▶ _Do this_
From the listing below, copy word for word every line starting at the one that includes "Output the Python" and ending at the one that includes "OFF = 0.216"; the pictures are omitted.

(Figure scripts)
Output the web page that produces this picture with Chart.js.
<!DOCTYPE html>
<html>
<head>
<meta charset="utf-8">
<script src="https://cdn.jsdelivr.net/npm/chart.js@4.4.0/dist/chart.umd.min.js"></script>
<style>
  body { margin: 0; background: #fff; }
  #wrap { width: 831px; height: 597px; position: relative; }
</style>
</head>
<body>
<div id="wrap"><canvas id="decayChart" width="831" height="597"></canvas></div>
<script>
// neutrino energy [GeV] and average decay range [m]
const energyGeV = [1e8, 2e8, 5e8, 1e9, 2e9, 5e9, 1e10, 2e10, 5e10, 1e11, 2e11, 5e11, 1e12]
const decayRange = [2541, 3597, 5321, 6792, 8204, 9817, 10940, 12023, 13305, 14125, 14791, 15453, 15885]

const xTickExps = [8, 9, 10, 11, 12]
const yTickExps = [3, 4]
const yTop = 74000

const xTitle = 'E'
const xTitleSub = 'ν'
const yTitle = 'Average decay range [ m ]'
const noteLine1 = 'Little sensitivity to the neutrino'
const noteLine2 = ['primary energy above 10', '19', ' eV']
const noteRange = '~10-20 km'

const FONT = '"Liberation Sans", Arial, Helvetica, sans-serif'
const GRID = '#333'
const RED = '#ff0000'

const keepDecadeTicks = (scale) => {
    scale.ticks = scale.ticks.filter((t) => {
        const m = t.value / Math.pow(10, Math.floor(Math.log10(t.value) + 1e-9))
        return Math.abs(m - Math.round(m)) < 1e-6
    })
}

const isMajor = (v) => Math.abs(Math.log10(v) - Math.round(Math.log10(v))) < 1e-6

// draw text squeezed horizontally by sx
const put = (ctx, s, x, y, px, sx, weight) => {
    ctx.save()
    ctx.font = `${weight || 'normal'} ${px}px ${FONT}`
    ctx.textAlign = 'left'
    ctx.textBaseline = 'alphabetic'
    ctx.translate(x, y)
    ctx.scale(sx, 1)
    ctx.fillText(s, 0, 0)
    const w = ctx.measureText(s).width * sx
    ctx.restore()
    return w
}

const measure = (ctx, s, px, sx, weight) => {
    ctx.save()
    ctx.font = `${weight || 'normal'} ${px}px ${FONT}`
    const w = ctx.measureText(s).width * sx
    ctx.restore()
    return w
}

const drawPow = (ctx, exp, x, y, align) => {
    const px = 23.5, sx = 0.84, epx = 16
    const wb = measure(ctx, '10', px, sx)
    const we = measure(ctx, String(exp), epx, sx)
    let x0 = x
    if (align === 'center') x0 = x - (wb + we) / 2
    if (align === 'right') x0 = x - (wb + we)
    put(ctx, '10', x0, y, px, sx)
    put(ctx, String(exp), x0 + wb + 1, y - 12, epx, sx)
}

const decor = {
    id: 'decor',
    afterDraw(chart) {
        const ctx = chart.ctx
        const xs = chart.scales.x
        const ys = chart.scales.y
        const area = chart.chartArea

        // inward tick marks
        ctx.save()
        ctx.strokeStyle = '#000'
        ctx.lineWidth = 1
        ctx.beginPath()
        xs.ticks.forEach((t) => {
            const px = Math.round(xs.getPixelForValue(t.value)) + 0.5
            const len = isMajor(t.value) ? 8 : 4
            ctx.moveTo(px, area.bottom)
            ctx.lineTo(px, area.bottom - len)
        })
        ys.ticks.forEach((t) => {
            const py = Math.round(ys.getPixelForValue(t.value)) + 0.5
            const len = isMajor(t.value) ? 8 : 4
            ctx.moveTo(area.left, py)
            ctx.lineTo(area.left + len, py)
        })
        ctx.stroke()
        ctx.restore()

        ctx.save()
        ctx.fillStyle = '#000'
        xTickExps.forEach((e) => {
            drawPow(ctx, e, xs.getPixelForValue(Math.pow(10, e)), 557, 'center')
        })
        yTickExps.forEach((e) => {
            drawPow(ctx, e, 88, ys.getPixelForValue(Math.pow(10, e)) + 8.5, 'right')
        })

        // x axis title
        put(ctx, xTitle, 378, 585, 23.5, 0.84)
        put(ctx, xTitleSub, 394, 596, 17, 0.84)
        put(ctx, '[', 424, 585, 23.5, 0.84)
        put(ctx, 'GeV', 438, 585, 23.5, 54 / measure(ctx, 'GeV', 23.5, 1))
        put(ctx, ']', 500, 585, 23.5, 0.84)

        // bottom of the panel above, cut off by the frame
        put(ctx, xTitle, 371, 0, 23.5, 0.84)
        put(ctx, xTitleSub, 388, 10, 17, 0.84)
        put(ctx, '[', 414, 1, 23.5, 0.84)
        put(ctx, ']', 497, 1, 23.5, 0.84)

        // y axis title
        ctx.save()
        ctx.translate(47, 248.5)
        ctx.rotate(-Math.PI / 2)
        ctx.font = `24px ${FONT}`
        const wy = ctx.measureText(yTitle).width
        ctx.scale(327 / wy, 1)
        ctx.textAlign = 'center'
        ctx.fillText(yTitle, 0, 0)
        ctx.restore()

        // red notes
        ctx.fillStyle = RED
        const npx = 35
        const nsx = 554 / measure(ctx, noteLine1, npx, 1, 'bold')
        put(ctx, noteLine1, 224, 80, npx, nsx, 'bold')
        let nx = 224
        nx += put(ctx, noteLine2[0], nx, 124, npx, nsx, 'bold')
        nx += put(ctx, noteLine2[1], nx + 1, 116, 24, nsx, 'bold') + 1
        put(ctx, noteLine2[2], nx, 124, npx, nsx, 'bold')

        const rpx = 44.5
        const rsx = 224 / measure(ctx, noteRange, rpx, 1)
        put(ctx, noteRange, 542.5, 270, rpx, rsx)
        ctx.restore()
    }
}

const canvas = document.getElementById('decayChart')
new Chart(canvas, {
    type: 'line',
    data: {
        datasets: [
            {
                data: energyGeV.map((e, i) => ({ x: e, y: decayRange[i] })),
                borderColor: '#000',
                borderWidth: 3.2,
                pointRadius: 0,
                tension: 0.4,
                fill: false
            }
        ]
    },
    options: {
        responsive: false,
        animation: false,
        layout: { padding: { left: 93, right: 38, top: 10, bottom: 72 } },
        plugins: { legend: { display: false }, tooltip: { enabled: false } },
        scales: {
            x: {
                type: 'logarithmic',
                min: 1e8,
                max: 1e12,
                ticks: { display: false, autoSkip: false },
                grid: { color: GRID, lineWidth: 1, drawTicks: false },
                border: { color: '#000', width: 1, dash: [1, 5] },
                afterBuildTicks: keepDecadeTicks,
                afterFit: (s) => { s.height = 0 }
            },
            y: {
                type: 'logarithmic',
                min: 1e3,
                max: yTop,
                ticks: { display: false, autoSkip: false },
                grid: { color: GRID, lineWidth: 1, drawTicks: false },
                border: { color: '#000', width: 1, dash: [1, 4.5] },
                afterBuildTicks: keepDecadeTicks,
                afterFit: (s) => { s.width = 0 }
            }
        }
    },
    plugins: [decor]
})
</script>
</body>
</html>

==

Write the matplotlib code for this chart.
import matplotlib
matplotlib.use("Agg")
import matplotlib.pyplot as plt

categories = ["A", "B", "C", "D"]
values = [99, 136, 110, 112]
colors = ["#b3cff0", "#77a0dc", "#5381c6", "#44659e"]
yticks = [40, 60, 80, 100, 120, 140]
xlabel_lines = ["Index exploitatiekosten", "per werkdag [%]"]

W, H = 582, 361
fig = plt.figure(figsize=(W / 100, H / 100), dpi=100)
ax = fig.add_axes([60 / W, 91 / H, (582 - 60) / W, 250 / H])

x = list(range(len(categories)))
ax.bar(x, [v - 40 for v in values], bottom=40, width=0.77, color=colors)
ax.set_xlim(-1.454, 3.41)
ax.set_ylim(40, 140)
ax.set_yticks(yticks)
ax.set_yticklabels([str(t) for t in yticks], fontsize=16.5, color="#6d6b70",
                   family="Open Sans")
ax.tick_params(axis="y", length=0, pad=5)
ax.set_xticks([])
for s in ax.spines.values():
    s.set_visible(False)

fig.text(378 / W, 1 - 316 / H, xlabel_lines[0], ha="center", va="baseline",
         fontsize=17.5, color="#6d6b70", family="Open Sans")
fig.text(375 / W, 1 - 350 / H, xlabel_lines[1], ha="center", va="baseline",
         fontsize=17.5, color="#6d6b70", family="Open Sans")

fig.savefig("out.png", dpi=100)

==

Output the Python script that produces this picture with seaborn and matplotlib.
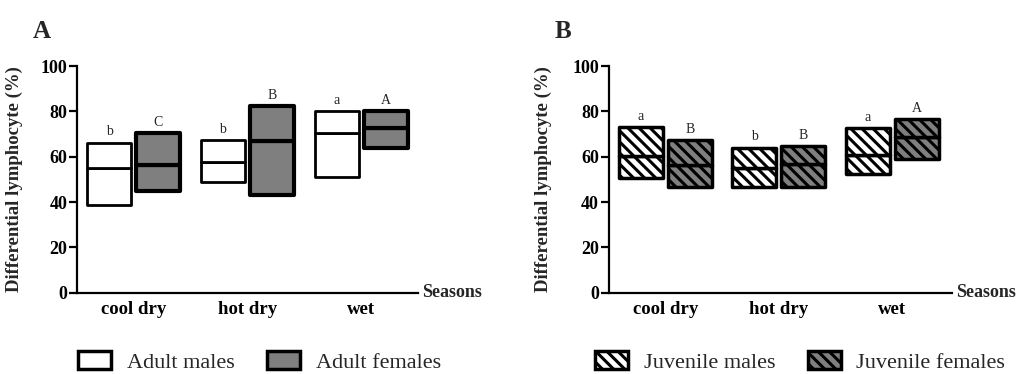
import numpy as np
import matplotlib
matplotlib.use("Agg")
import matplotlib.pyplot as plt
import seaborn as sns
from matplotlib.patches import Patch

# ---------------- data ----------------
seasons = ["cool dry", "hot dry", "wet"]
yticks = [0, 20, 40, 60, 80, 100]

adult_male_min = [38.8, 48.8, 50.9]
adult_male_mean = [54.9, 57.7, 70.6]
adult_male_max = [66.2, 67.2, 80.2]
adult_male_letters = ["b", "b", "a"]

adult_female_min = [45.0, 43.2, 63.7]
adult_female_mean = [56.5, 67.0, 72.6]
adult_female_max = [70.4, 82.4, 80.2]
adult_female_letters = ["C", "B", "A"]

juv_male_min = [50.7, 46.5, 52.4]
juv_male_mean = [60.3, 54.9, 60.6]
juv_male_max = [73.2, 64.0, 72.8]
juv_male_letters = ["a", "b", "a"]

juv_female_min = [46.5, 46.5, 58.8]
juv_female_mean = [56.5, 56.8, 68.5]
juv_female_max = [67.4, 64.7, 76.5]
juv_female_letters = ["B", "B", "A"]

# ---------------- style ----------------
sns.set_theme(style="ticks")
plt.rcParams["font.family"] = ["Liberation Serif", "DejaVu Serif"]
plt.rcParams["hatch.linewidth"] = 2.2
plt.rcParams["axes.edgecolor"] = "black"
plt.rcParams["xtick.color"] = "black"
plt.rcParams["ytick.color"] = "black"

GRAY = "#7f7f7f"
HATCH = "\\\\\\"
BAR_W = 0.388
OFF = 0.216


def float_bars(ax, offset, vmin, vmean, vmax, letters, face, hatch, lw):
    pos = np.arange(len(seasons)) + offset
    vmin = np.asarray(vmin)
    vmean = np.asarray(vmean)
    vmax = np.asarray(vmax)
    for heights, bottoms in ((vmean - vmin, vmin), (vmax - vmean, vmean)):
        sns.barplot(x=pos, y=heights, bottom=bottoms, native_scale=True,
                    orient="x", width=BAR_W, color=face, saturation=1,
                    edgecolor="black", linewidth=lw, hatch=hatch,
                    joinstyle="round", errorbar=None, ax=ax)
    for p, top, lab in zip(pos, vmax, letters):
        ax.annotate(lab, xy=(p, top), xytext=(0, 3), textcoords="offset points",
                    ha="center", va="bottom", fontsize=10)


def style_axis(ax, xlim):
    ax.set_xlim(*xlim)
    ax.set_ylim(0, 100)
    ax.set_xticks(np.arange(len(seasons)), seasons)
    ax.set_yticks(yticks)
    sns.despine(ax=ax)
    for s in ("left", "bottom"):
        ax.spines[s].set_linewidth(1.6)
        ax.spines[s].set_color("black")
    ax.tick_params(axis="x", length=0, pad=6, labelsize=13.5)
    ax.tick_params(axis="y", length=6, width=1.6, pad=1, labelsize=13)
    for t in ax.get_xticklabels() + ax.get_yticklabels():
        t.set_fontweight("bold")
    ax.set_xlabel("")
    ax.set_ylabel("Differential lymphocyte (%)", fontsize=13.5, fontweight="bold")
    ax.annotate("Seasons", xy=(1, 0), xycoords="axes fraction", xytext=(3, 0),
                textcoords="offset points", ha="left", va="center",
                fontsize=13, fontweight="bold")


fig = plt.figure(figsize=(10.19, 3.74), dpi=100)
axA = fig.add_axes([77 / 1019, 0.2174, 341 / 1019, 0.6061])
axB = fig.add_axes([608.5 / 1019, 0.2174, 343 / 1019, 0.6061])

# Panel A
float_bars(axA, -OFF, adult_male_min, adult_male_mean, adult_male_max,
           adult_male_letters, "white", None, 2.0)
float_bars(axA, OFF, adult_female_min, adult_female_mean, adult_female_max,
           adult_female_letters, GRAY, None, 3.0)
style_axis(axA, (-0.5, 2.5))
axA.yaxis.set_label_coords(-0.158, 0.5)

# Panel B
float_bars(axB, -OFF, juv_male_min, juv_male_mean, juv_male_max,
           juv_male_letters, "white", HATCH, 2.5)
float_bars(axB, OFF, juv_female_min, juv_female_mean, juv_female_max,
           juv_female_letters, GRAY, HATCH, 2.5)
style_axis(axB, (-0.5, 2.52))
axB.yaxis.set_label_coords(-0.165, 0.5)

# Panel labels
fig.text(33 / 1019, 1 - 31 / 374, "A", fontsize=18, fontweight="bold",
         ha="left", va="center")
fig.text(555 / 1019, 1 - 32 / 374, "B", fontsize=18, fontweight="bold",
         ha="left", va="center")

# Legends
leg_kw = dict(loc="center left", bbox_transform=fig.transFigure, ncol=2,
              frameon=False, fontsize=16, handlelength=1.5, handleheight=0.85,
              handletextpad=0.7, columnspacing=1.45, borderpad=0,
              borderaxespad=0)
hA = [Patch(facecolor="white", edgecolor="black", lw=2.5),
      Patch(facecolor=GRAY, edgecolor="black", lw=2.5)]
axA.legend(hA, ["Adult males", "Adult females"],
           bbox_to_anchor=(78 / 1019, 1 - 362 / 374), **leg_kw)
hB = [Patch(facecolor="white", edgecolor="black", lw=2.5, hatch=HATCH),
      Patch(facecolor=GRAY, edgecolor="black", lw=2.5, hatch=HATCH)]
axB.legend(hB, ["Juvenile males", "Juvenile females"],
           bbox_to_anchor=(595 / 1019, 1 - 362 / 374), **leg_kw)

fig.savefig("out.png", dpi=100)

▶ _Answer to this problem_
Output the Python script that produces this picture with seaborn and matplotlib.
import numpy as np
import matplotlib
matplotlib.use("Agg")
import matplotlib.pyplot as plt
import seaborn as sns
from matplotlib.patches import Patch

# ---------------- data ----------------
seasons = ["cool dry", "hot dry", "wet"]
yticks = [0, 20, 40, 60, 80, 100]

adult_male_min = [38.8, 48.8, 50.9]
adult_male_mean = [54.9, 57.7, 70.6]
adult_male_max = [66.2, 67.2, 80.2]
adult_male_letters = ["b", "b", "a"]

adult_female_min = [45.0, 43.2, 63.7]
adult_female_mean = [56.5, 67.0, 72.6]
adult_female_max = [70.4, 82.4, 80.2]
adult_female_letters = ["C", "B", "A"]

juv_male_min = [50.7, 46.5, 52.4]
juv_male_mean = [60.3, 54.9, 60.6]
juv_male_max = [73.2, 64.0, 72.8]
juv_male_letters = ["a", "b", "a"]

juv_female_min = [46.5, 46.5, 58.8]
juv_female_mean = [56.5, 56.8, 68.5]
juv_female_max = [67.4, 64.7, 76.5]
juv_female_letters = ["B", "B", "A"]

# ---------------- style ----------------
sns.set_theme(style="ticks")
plt.rcParams["font.family"] = ["Liberation Serif", "DejaVu Serif"]
plt.rcParams["hatch.linewidth"] = 2.2
plt.rcParams["axes.edgecolor"] = "black"
plt.rcParams["xtick.color"] = "black"
plt.rcParams["ytick.color"] = "black"

GRAY = "#7f7f7f"
HATCH = "\\\\\\"
BAR_W = 0.388
OFF = 0.216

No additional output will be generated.